Spider Trap Detection

Spider traps are URLs that generate infinite pages (e.g., calendar with infinite next/prev links). Strategies to handle them:

Strategy	How It Works	Example
Depth limit	Stop crawling after N hops from seed	Max depth = 15 from root domain
URL length limit	Reject URLs longer than N characters	Max 200 chars (traps often have very long URLs)
Pattern detection	Detect repeating URL segments	`/a/b/a/b/a/b/` → trap
Domain page cap	Limit pages crawled per domain	Max 10K pages per domain per crawl cycle
Manual blacklist	Operators flag known trap domains	Infinite calendar, generated query params

Crawl Freshness: When to Re-Crawl

Re-crawl strategy based on page change frequency:

Check HTTP "Last-Modified" or "ETag" headers→ If unchanged, skip download (saves bandwidth)

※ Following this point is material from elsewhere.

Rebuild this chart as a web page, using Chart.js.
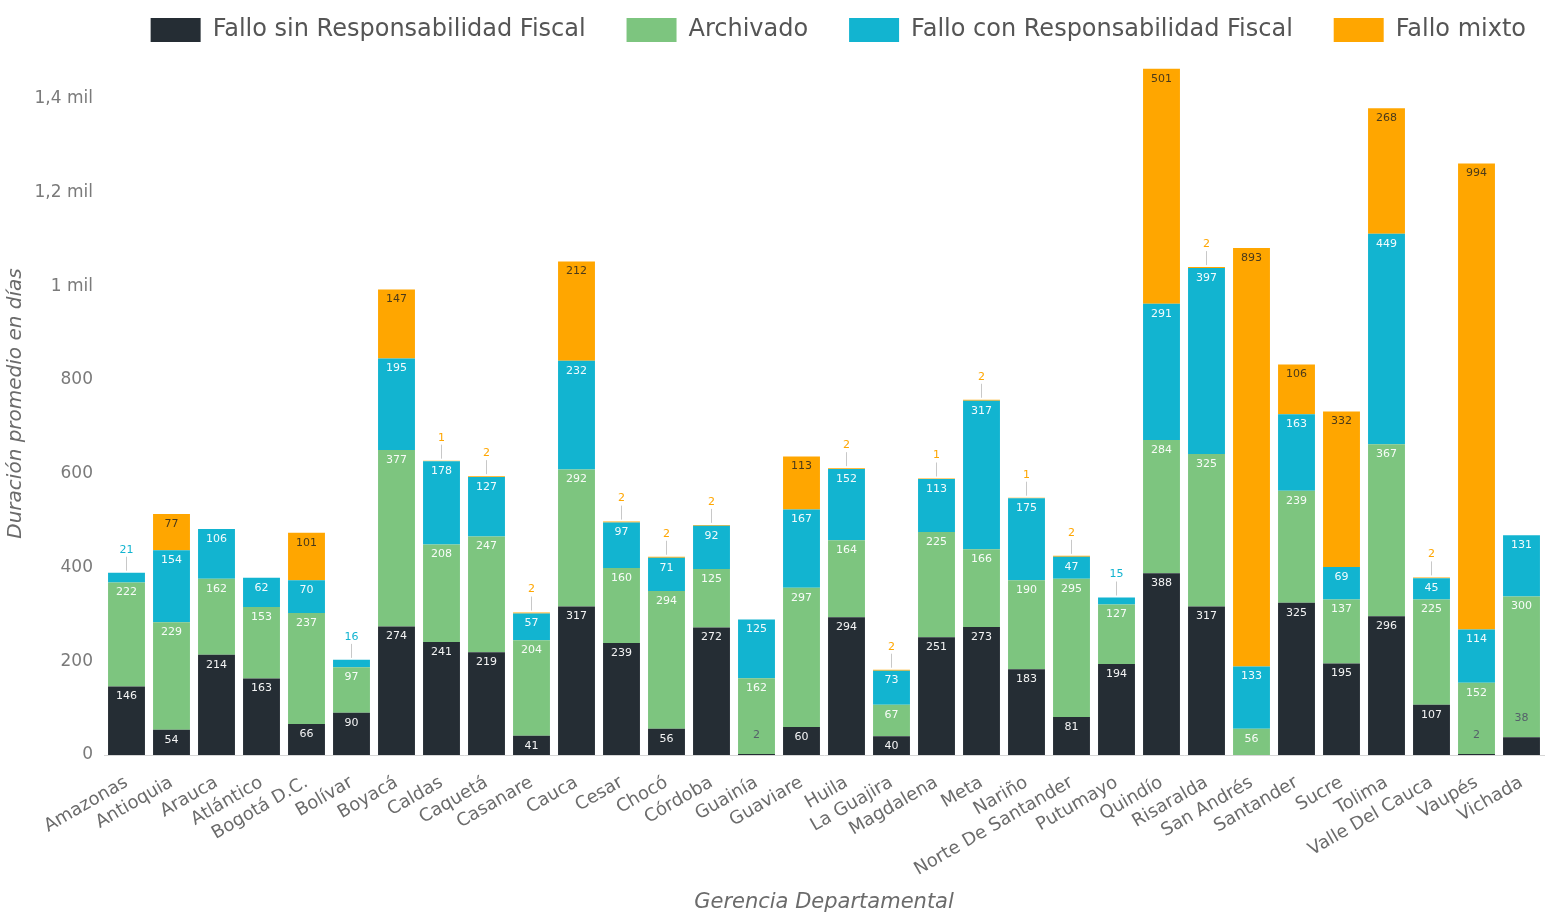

Track change history per page:Changed 10 times in 30 days → re-crawl dailyChanged 1 time in 90 days  → re-crawl monthlyNever changed              → re-crawl quarterly

Use sitemaps: sites publish sitemap.xml with<lastmod> timestamps → only crawl changed pages

Common Mistakes

❌ Ignoring robots.txt — ethical and legal requirement. Respect crawl delays and disallow rules.
❌ No URL normalization — http://example.com/page, https://www.example.com/page/, and https://example.com/page?ref=twitter may be the same page. Normalize before dedup.
❌ Crawling without rate limiting — hammering a server with 100 req/sec will get you blocked and potentially cause outages.
❌ Storing all pages equally — prioritize indexing high-quality, frequently-changing pages. Use a freshness score.
❌ No spider trap detection — without depth limits and pattern detection, a single trap site can consume all your crawler resources.

[!TIP] Key Takeaways:
• Core loop: URL frontier → fetch → parse → extract links → frontier.
• URL frontier: priority queue + politeness (per-domain rate limiting + robots.txt).
• Dedup: Bloom filter for URL dedup. SimHash for near-duplicate content detection.
• Spider trap protection: depth limits, URL length limits, pattern detection.
• Re-crawl strategy: use Last-Modified/ETag headers and change frequency tracking.
• Distribute by domain hash for politeness and DNS cache efficiency.